Jakarta – Negeri Ginseng, Korea Selatan (Korsel), sedang menghadapi krisis populasi akibat banyak masyarakatnya yang ogah menikah dan punya anak. Diungkap oleh laporan terbaru dari sebuah lembaga penelitian pemerintah, salah satu penyebab utama ogahnya penduduk Korsel untuk menikah dan punya anak adalah biaya rumah tangga.
Berdasarkan laporan Korea Herald, para peneliti dari Korea Research Institute for Human Settlements menganalisa pola angka kelahiran di negara tersebut, dan menemukan bahwa penurunan angka kelahiran sangat besar terjadi selama lonjakan biaya perumahan. Para peneliti juga mengungkapkan, angka kelahiran cenderung tak banyak berubah ketika harga rumah stabil.
Melalui studi ini, para peneliti menemukan korelasi antara tingkat kesuburan total (jumlah anak yang diperkirakan akan dilahirkan oleh seorang wanita hingga akhir masa suburnya) sejalan dengan tingkat kesuburan spesifik usia yang berlaku, pada tahun tertentu dan faktor-faktor yang diduga memengaruhi keluarga berencana. Hal ini mencakup berbagai angka dari tahun sebelumnya, termasuk harga rumah, harga sewa, biaya pendidikan swasta, pertumbuhan ekonomi, dan tingkat pengangguran.
Biaya tempat tinggal, seperti biaya membeli atau menyewa rumah adalah faktor terbesar yang memengaruhi pasangan suami istri untuk memiliki anak pertama, kedua, atau ketiga, sekalipun dampaknya sedikit berbeda.
Lebih rinci lagi, para peneliti menemukan bahwa kenaikan harga rumah sebesar 1% pada tahun tertentu menyebabkan penurunan tingkat kesuburan total sebesar 0,00203, dan kenaikan harga sewa sebesar 1% menyebabkan penurunan sebesar 0,00247.
Laporan tersebut menyebutkan bahwa 30,4% keputusan pasangan menikah untuk memiliki anak pertama disebabkan oleh biaya tempat tinggal.
Jumlah murid baru SD anjlok drastis
Laporan sebelumnya turut menjelaskan jika jumlah siswa baru di Sekolah Dasar (SD) diperkirakan akan turun hingga di bawah 400.000 siswa pada 2024 untuk pertama kalinya. Angka ini memberikan gambaran suram mengenai rendahnya angka kelahiran di Negeri Ginseng.
Menurut Kementerian Pendidikan dan Kementerian Dalam Negeri, jumlah anak yang masuk SD tahun ini berjumlah 413.056 anak per 20 Desember. Pemerintah menghitung jumlah tersebut berdasarkan sensus yang dilakukan oleh pusat komunitas setempat hingga bulan Oktober.

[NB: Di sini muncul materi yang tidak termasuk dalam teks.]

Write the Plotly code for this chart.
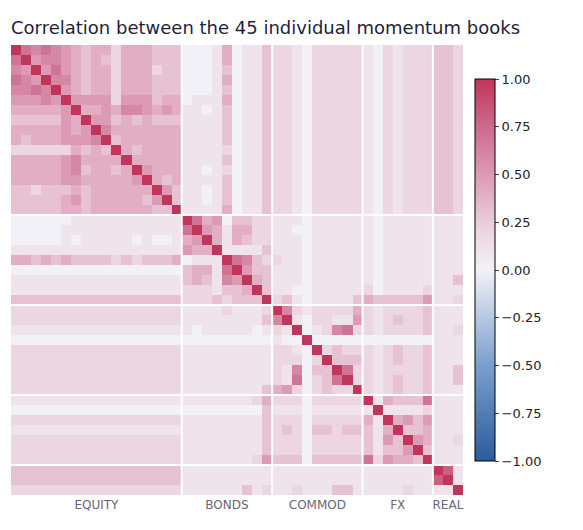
import numpy as np
import plotly.graph_objects as go

# block names and sizes
groups = ['EQUITY', 'BONDS', 'COMMOD', 'FX', 'REAL']
sizes = [17, 9, 9, 7, 3]

# lower triangle of the correlation matrix, digit = tenths, X = 1.0
rows = [
    "X",
    "7X",
    "65X",
    "765X",
    "6676X",
    "55565X",
    "444445X",
    "3333354X",
    "44444545X",
    "434445556X",
    "2222224343X",
    "44444564444X",
    "444445634434X",
    "4444455444445X",
    "33233343444444X",
    "333334534444435X",
    "3333344344444433X",
    # bonds
    "00000011111111111" + "X",
    "00000111111111111" + "7X",
    "00000101111101001" + "45X",
    "11111111111111111" + "544X",
    "44343433332323334" + "0111X",
    "00000000000000000" + "34417X",
    "11111111111111111" + "343165X",
    "11111111111111111" + "2221334X",
    "33333333333333333" + "22232333X",
    # commod
    "22222222222222222" + "111121112" + "X",
    "22222222222222222" + "111111113" + "6X",
    "11111111111111111" + "101111101" + "21X",
    "00000000000000000" + "000000000" + "100X",
    "22222222222222222" + "111111111" + "2210X",
    "22222222222222222" + "111111111" + "22202X",
    "22222222222222222" + "111111111" + "216033X",
    "22222222222222222" + "111111111" + "2170237X",
    "22222222222222222" + "111111113" + "45202322X",
    # fx
    "11111111111111111" + "111111124" + "222022222" + "X",
    "00000000000000000" + "000000003" + "111011111" + "1X",
    "22222222222222222" + "111111113" + "222022222" + "41X",
    "11111111111111111" + "111111113" + "232033233" + "314X",
    "22222222222222222" + "111111113" + "222022222" + "3153X",
    "22222222222222222" + "111111113" + "222022222" + "31335X",
    "22222222222222222" + "111111125" + "333033333" + "725443X",
    # real
    "33333333333333333" + "111111111" + "111111111" + "1111111" + "X",
    "33333333333333333" + "111111111" + "111111111" + "1111111" + "8X",
    "22222222222222222" + "111111312" + "112111331" + "1111211" + "11X",
]

n = len(rows)
corr = np.zeros((n, n))
for i, r in enumerate(rows):
    for j, c in enumerate(r):
        v = 1.0 if c == 'X' else int(c) / 10
        corr[i, j] = v
        corr[j, i] = v

bounds = np.cumsum([0] + sizes)
centers = [(bounds[k] + bounds[k + 1] - 1) / 2 for k in range(len(sizes))]

colorscale = [[0, '#2b5c9c'], [0.25, '#7a9fcc'], [0.5, '#f2f1f7'], [0.6, '#ecd6e1'],
              [0.75, '#dc9ab5'], [0.875, '#cd6a8d'], [1, '#c0355a']]

fig = go.Figure(go.Heatmap(
    z=corr, zmin=-1, zmax=1, colorscale=colorscale,
    colorbar=dict(x=1.027, xanchor='left', xpad=0, len=0.89, thickness=20,
                  tickvals=[1, 0.75, 0.5, 0.25, 0, -0.25, -0.5, -0.75, -1], tickformat='.2f',
                  outlinecolor='black', outlinewidth=1, ticks='outside', ticklen=4,
                  tickfont=dict(size=13, color='#222')),
))

for b in bounds[1:-1]:
    fig.add_shape(type='line', x0=b - 0.5, x1=b - 0.5, y0=-0.5, y1=n - 0.5, line=dict(color='white', width=2))
    fig.add_shape(type='line', y0=b - 0.5, y1=b - 0.5, x0=-0.5, x1=n - 0.5, line=dict(color='white', width=2))

fig.update_layout(
    width=583, height=530,
    margin=dict(l=3, r=128, t=36, b=42),
    title=dict(text='Correlation between the 45 individual momentum books', x=3 / 583, xanchor='left',
               y=0.975, font=dict(size=18, color='#1f1f3a')),
    plot_bgcolor='white', paper_bgcolor='white',
    font=dict(family='DejaVu Sans'),
)
fig.update_xaxes(tickvals=centers, ticktext=groups, showgrid=False, zeroline=False, ticks='',
                 tickfont=dict(size=12, color='#667'), range=[-0.5, n - 0.5])
fig.update_yaxes(showticklabels=False, showgrid=False, zeroline=False, autorange='reversed')

fig.write_html("out.html")
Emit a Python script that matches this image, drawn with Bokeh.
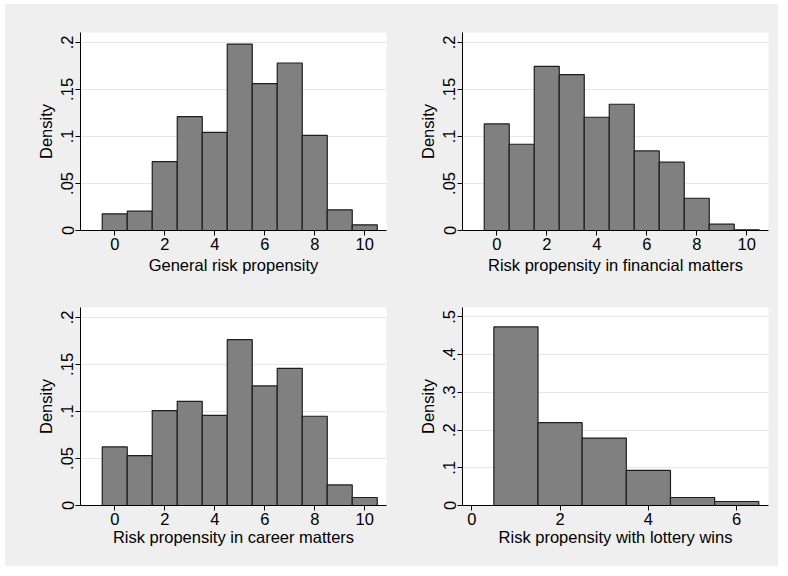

Di Seoul, jumlah anak yang masuk SD tahun ini berjumlah 59.492 orang, turun 10,3% dibandingkan tahun sebelumnya. Jumlahnya menurun tajam dari 78.118 anak pada tahun 2019 menjadi 66.324 anak pada tahun 2023.
Jumlah siswa baru SD diperkirakan akan terus anjlok secara drastis pada tahun-tahun mendatang karena jumlah bayi baru lahir juga menurun secara drastis.